(EXERCISE PROMPT)
Every record here needs to be written out again exactly.
— start —
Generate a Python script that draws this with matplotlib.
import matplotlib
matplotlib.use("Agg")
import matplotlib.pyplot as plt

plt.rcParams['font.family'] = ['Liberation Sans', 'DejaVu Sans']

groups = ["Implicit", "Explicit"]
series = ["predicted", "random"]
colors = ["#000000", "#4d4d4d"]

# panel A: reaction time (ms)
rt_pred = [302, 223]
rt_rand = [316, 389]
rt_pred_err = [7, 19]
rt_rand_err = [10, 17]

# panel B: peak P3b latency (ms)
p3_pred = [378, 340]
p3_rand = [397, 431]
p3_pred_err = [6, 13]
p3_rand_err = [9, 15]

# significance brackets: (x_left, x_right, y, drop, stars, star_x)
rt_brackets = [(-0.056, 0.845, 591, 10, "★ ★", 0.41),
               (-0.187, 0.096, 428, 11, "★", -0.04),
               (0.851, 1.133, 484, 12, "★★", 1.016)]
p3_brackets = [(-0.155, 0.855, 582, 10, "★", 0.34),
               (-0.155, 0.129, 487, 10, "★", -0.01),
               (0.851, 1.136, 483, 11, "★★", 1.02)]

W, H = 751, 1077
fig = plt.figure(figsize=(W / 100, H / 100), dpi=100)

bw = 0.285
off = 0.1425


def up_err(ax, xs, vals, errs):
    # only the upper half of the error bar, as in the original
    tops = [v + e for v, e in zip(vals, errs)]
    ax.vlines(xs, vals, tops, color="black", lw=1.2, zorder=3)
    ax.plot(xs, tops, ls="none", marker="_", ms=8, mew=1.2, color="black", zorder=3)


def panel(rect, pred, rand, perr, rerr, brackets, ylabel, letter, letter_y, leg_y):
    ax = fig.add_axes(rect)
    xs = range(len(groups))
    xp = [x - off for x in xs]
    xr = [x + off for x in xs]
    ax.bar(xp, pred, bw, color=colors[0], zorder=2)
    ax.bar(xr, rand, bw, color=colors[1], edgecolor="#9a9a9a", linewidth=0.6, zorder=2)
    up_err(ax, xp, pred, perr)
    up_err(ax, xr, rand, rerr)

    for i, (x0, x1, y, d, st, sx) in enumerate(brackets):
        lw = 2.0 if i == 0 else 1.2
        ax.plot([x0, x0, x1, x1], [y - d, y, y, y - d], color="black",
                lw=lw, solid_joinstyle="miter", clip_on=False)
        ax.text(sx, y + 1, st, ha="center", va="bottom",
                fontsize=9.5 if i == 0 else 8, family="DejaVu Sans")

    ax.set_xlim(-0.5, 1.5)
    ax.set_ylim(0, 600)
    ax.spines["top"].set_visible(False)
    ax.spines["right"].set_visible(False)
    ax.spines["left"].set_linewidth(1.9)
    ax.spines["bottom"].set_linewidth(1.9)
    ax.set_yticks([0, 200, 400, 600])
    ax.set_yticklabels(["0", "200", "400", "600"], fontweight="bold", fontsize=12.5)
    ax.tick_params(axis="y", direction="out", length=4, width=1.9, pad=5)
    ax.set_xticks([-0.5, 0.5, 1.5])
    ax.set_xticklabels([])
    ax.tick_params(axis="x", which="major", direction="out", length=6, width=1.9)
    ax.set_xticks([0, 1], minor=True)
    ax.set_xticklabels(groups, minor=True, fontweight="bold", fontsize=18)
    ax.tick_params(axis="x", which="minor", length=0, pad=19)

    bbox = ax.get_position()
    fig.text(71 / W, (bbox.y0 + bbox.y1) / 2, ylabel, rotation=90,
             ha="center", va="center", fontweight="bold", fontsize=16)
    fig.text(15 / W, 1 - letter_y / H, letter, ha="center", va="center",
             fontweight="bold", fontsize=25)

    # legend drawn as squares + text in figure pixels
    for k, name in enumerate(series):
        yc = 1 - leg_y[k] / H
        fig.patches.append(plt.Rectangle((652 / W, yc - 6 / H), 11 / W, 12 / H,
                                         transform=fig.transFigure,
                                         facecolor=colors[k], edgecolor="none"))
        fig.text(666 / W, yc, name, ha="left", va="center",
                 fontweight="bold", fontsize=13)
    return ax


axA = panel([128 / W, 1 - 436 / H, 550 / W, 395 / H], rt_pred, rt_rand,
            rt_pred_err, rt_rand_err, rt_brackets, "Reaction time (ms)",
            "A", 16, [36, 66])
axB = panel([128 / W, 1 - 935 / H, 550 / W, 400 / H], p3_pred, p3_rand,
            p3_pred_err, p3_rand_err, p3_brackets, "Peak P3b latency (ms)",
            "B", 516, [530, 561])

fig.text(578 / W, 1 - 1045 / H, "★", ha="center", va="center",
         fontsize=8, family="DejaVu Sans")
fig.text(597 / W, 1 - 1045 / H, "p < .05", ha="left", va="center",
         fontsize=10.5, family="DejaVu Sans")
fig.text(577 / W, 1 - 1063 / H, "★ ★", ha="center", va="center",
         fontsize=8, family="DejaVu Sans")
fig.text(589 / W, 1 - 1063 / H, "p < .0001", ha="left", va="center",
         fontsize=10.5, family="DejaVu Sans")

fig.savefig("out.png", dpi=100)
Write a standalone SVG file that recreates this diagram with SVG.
— end —
(THE OUTPUT)
Generate a Python script that draws this with matplotlib.
import matplotlib
matplotlib.use("Agg")
import matplotlib.pyplot as plt

plt.rcParams['font.family'] = ['Liberation Sans', 'DejaVu Sans']

groups = ["Implicit", "Explicit"]
series = ["predicted", "random"]
colors = ["#000000", "#4d4d4d"]

# panel A: reaction time (ms)
rt_pred = [302, 223]
rt_rand = [316, 389]
rt_pred_err = [7, 19]
rt_rand_err = [10, 17]

# panel B: peak P3b latency (ms)
p3_pred = [378, 340]
p3_rand = [397, 431]
p3_pred_err = [6, 13]
p3_rand_err = [9, 15]

# significance brackets: (x_left, x_right, y, drop, stars, star_x)
rt_brackets = [(-0.056, 0.845, 591, 10, "★ ★", 0.41),
               (-0.187, 0.096, 428, 11, "★", -0.04),
               (0.851, 1.133, 484, 12, "★★", 1.016)]
p3_brackets = [(-0.155, 0.855, 582, 10, "★", 0.34),
               (-0.155, 0.129, 487, 10, "★", -0.01),
               (0.851, 1.136, 483, 11, "★★", 1.02)]

W, H = 751, 1077
fig = plt.figure(figsize=(W / 100, H / 100), dpi=100)

bw = 0.285
off = 0.1425


def up_err(ax, xs, vals, errs):
    # only the upper half of the error bar, as in the original
    tops = [v + e for v, e in zip(vals, errs)]
    ax.vlines(xs, vals, tops, color="black", lw=1.2, zorder=3)
    ax.plot(xs, tops, ls="none", marker="_", ms=8, mew=1.2, color="black", zorder=3)


def panel(rect, pred, rand, perr, rerr, brackets, ylabel, letter, letter_y, leg_y):
    ax = fig.add_axes(rect)
    xs = range(len(groups))
    xp = [x - off for x in xs]
    xr = [x + off for x in xs]
    ax.bar(xp, pred, bw, color=colors[0], zorder=2)
    ax.bar(xr, rand, bw, color=colors[1], edgecolor="#9a9a9a", linewidth=0.6, zorder=2)
    up_err(ax, xp, pred, perr)
    up_err(ax, xr, rand, rerr)

    for i, (x0, x1, y, d, st, sx) in enumerate(brackets):
        lw = 2.0 if i == 0 else 1.2
        ax.plot([x0, x0, x1, x1], [y - d, y, y, y - d], color="black",
                lw=lw, solid_joinstyle="miter", clip_on=False)
        ax.text(sx, y + 1, st, ha="center", va="bottom",
                fontsize=9.5 if i == 0 else 8, family="DejaVu Sans")

    ax.set_xlim(-0.5, 1.5)
    ax.set_ylim(0, 600)
    ax.spines["top"].set_visible(False)
    ax.spines["right"].set_visible(False)
    ax.spines["left"].set_linewidth(1.9)
    ax.spines["bottom"].set_linewidth(1.9)
    ax.set_yticks([0, 200, 400, 600])
    ax.set_yticklabels(["0", "200", "400", "600"], fontweight="bold", fontsize=12.5)
    ax.tick_params(axis="y", direction="out", length=4, width=1.9, pad=5)
    ax.set_xticks([-0.5, 0.5, 1.5])
    ax.set_xticklabels([])
    ax.tick_params(axis="x", which="major", direction="out", length=6, width=1.9)
    ax.set_xticks([0, 1], minor=True)
    ax.set_xticklabels(groups, minor=True, fontweight="bold", fontsize=18)
    ax.tick_params(axis="x", which="minor", length=0, pad=19)

    bbox = ax.get_position()
    fig.text(71 / W, (bbox.y0 + bbox.y1) / 2, ylabel, rotation=90,
             ha="center", va="center", fontweight="bold", fontsize=16)
    fig.text(15 / W, 1 - letter_y / H, letter, ha="center", va="center",
             fontweight="bold", fontsize=25)

    # legend drawn as squares + text in figure pixels
    for k, name in enumerate(series):
        yc = 1 - leg_y[k] / H
        fig.patches.append(plt.Rectangle((652 / W, yc - 6 / H), 11 / W, 12 / H,
                                         transform=fig.transFigure,
                                         facecolor=colors[k], edgecolor="none"))
        fig.text(666 / W, yc, name, ha="left", va="center",
                 fontweight="bold", fontsize=13)
    return ax


axA = panel([128 / W, 1 - 436 / H, 550 / W, 395 / H], rt_pred, rt_rand,
            rt_pred_err, rt_rand_err, rt_brackets, "Reaction time (ms)",
            "A", 16, [36, 66])
axB = panel([128 / W, 1 - 935 / H, 550 / W, 400 / H], p3_pred, p3_rand,
            p3_pred_err, p3_rand_err, p3_brackets, "Peak P3b latency (ms)",
            "B", 516, [530, 561])

fig.text(578 / W, 1 - 1045 / H, "★", ha="center", va="center",
         fontsize=8, family="DejaVu Sans")
fig.text(597 / W, 1 - 1045 / H, "p < .05", ha="left", va="center",
         fontsize=10.5, family="DejaVu Sans")
fig.text(577 / W, 1 - 1063 / H, "★ ★", ha="center", va="center",
         fontsize=8, family="DejaVu Sans")
fig.text(589 / W, 1 - 1063 / H, "p < .0001", ha="left", va="center",
         fontsize=10.5, family="DejaVu Sans")

fig.savefig("out.png", dpi=100)
Write a standalone SVG file that recreates this diagram with SVG.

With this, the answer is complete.